§ **Given exercise**: Could you transcribe the material below exactly, without leaving out a single line?

§ **Raw data**:
********************
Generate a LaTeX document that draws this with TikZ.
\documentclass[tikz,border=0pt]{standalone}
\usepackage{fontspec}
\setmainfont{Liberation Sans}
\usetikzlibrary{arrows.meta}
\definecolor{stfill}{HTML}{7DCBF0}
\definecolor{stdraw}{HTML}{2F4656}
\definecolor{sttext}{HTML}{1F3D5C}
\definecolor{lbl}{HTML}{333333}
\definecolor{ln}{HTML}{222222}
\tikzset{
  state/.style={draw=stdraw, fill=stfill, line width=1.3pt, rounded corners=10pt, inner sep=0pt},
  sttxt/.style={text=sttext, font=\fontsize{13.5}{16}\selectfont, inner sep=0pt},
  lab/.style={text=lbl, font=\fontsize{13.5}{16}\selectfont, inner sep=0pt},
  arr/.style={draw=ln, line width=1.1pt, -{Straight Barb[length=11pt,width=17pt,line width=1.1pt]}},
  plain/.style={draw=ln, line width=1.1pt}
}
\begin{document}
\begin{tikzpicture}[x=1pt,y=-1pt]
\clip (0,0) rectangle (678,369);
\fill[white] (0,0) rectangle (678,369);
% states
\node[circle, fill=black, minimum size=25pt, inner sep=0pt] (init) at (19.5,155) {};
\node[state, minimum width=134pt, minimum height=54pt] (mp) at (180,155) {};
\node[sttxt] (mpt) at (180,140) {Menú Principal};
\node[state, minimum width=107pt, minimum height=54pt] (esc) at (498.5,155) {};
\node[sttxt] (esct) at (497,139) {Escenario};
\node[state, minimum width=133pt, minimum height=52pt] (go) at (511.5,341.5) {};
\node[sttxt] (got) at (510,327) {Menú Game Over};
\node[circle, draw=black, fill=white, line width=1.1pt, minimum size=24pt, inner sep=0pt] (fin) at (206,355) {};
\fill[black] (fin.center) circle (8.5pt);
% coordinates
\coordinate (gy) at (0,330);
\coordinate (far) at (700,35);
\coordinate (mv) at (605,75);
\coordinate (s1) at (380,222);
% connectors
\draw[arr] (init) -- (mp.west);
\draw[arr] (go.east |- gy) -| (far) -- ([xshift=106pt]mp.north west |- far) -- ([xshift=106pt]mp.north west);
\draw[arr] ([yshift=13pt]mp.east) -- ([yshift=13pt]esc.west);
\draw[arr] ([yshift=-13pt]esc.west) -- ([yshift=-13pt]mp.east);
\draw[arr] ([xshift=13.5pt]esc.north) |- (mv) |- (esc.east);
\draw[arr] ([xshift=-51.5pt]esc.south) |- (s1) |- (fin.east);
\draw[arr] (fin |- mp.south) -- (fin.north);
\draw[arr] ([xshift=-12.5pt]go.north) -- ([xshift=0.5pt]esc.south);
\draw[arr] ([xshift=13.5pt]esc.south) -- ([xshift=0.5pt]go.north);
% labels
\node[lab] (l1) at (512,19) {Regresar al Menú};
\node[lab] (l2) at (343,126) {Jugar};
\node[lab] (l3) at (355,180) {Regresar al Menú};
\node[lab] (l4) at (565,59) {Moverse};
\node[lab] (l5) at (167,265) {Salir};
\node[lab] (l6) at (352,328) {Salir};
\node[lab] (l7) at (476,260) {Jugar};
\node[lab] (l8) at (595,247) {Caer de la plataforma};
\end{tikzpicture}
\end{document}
********************
§ **Exercise answer**:
Generate a LaTeX document that draws this with TikZ.
\documentclass[tikz,border=0pt]{standalone}
\usepackage{fontspec}
\setmainfont{Liberation Sans}
\usetikzlibrary{arrows.meta}
\definecolor{stfill}{HTML}{7DCBF0}
\definecolor{stdraw}{HTML}{2F4656}
\definecolor{sttext}{HTML}{1F3D5C}
\definecolor{lbl}{HTML}{333333}
\definecolor{ln}{HTML}{222222}
\tikzset{
  state/.style={draw=stdraw, fill=stfill, line width=1.3pt, rounded corners=10pt, inner sep=0pt},
  sttxt/.style={text=sttext, font=\fontsize{13.5}{16}\selectfont, inner sep=0pt},
  lab/.style={text=lbl, font=\fontsize{13.5}{16}\selectfont, inner sep=0pt},
  arr/.style={draw=ln, line width=1.1pt, -{Straight Barb[length=11pt,width=17pt,line width=1.1pt]}},
  plain/.style={draw=ln, line width=1.1pt}
}
\begin{document}
\begin{tikzpicture}[x=1pt,y=-1pt]
\clip (0,0) rectangle (678,369);
\fill[white] (0,0) rectangle (678,369);
% states
\node[circle, fill=black, minimum size=25pt, inner sep=0pt] (init) at (19.5,155) {};
\node[state, minimum width=134pt, minimum height=54pt] (mp) at (180,155) {};
\node[sttxt] (mpt) at (180,140) {Menú Principal};
\node[state, minimum width=107pt, minimum height=54pt] (esc) at (498.5,155) {};
\node[sttxt] (esct) at (497,139) {Escenario};
\node[state, minimum width=133pt, minimum height=52pt] (go) at (511.5,341.5) {};
\node[sttxt] (got) at (510,327) {Menú Game Over};
\node[circle, draw=black, fill=white, line width=1.1pt, minimum size=24pt, inner sep=0pt] (fin) at (206,355) {};
\fill[black] (fin.center) circle (8.5pt);
% coordinates
\coordinate (gy) at (0,330);
\coordinate (far) at (700,35);
\coordinate (mv) at (605,75);
\coordinate (s1) at (380,222);
% connectors
\draw[arr] (init) -- (mp.west);
\draw[arr] (go.east |- gy) -| (far) -- ([xshift=106pt]mp.north west |- far) -- ([xshift=106pt]mp.north west);
\draw[arr] ([yshift=13pt]mp.east) -- ([yshift=13pt]esc.west);
\draw[arr] ([yshift=-13pt]esc.west) -- ([yshift=-13pt]mp.east);
\draw[arr] ([xshift=13.5pt]esc.north) |- (mv) |- (esc.east);
\draw[arr] ([xshift=-51.5pt]esc.south) |- (s1) |- (fin.east);
\draw[arr] (fin |- mp.south) -- (fin.north);
\draw[arr] ([xshift=-12.5pt]go.north) -- ([xshift=0.5pt]esc.south);
\draw[arr] ([xshift=13.5pt]esc.south) -- ([xshift=0.5pt]go.north);
% labels
\node[lab] (l1) at (512,19) {Regresar al Menú};
\node[lab] (l2) at (343,126) {Jugar};
\node[lab] (l3) at (355,180) {Regresar al Menú};
\node[lab] (l4) at (565,59) {Moverse};
\node[lab] (l5) at (167,265) {Salir};
\node[lab] (l6) at (352,328) {Salir};
\node[lab] (l7) at (476,260) {Jugar};
\node[lab] (l8) at (595,247) {Caer de la plataforma};
\end{tikzpicture}
\end{document}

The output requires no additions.